**Data provided:**
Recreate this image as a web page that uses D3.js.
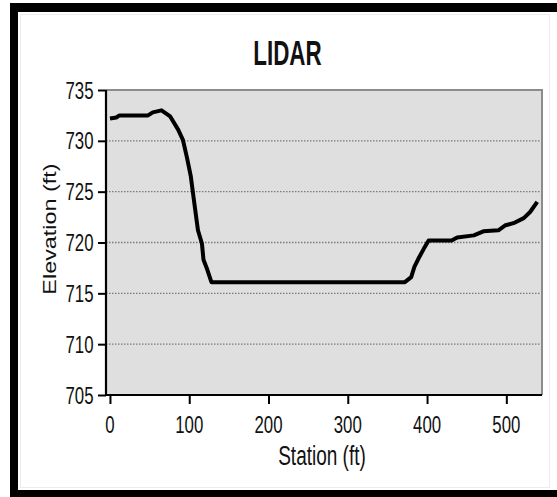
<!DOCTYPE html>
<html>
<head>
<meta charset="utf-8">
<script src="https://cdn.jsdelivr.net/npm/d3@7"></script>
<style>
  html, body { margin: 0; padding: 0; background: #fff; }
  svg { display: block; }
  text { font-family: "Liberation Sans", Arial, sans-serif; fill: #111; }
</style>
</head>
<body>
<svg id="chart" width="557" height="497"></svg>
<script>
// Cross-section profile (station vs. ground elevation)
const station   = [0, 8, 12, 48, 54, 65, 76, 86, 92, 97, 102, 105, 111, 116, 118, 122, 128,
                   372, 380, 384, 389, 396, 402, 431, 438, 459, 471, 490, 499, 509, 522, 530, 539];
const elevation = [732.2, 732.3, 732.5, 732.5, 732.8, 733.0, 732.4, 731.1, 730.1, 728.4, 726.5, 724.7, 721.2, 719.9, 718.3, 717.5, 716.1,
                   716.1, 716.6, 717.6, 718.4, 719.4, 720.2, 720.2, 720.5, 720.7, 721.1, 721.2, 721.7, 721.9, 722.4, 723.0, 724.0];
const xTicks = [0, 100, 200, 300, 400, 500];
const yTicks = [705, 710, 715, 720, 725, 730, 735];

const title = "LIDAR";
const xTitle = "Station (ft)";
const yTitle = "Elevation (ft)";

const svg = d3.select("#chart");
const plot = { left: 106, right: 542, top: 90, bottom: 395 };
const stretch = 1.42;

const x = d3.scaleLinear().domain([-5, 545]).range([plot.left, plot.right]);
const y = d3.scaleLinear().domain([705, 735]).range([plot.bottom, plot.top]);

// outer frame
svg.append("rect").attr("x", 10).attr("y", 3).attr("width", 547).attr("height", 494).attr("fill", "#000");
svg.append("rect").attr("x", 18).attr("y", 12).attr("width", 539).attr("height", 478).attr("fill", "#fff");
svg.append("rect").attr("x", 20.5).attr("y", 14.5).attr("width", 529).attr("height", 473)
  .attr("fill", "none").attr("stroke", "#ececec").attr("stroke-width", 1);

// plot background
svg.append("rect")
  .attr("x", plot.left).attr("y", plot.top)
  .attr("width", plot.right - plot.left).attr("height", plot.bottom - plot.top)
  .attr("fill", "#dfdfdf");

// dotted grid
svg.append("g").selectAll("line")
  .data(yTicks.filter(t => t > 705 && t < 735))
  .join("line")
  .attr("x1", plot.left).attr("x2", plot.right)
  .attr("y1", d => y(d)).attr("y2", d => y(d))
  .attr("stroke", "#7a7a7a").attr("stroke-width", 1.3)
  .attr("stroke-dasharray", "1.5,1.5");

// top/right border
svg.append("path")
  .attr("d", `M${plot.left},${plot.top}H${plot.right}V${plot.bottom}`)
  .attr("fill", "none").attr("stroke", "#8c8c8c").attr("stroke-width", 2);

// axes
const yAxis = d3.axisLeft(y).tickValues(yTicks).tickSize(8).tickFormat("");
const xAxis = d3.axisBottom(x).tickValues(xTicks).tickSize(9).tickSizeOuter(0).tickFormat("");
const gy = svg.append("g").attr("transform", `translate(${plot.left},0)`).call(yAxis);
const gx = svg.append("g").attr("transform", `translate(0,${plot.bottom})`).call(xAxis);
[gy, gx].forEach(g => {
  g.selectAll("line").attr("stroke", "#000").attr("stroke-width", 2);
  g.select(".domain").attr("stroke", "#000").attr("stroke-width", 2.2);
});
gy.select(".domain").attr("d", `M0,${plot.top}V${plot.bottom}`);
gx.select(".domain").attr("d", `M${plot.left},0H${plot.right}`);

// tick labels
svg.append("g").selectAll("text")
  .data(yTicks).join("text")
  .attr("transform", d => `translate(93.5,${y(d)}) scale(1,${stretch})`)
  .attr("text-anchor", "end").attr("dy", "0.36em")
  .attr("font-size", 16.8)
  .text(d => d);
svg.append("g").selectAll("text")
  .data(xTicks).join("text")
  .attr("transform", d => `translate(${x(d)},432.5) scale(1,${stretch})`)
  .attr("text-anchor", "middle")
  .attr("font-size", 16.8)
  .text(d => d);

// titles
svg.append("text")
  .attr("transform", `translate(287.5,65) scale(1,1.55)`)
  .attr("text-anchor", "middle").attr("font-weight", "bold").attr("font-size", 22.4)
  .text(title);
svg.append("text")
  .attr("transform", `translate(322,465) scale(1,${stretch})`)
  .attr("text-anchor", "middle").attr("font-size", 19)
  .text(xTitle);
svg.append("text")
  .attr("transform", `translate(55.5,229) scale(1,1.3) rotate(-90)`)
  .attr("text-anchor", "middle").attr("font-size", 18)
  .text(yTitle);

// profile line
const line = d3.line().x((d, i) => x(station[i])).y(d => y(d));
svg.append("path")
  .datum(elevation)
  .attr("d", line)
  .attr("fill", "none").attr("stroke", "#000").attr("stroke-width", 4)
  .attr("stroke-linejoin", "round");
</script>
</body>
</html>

**Direction:**
Go from the first line of the data above to the line containing "const stretch = 1.42;" and retype exactly those lines, both included, but none of the pictures.

**Answer for this exercise:**
Recreate this image as a web page that uses D3.js.
<!DOCTYPE html>
<html>
<head>
<meta charset="utf-8">
<script src="https://cdn.jsdelivr.net/npm/d3@7"></script>
<style>
  html, body { margin: 0; padding: 0; background: #fff; }
  svg { display: block; }
  text { font-family: "Liberation Sans", Arial, sans-serif; fill: #111; }
</style>
</head>
<body>
<svg id="chart" width="557" height="497"></svg>
<script>
// Cross-section profile (station vs. ground elevation)
const station   = [0, 8, 12, 48, 54, 65, 76, 86, 92, 97, 102, 105, 111, 116, 118, 122, 128,
                   372, 380, 384, 389, 396, 402, 431, 438, 459, 471, 490, 499, 509, 522, 530, 539];
const elevation = [732.2, 732.3, 732.5, 732.5, 732.8, 733.0, 732.4, 731.1, 730.1, 728.4, 726.5, 724.7, 721.2, 719.9, 718.3, 717.5, 716.1,
                   716.1, 716.6, 717.6, 718.4, 719.4, 720.2, 720.2, 720.5, 720.7, 721.1, 721.2, 721.7, 721.9, 722.4, 723.0, 724.0];
const xTicks = [0, 100, 200, 300, 400, 500];
const yTicks = [705, 710, 715, 720, 725, 730, 735];

const title = "LIDAR";
const xTitle = "Station (ft)";
const yTitle = "Elevation (ft)";

const svg = d3.select("#chart");
const plot = { left: 106, right: 542, top: 90, bottom: 395 };
const stretch = 1.42;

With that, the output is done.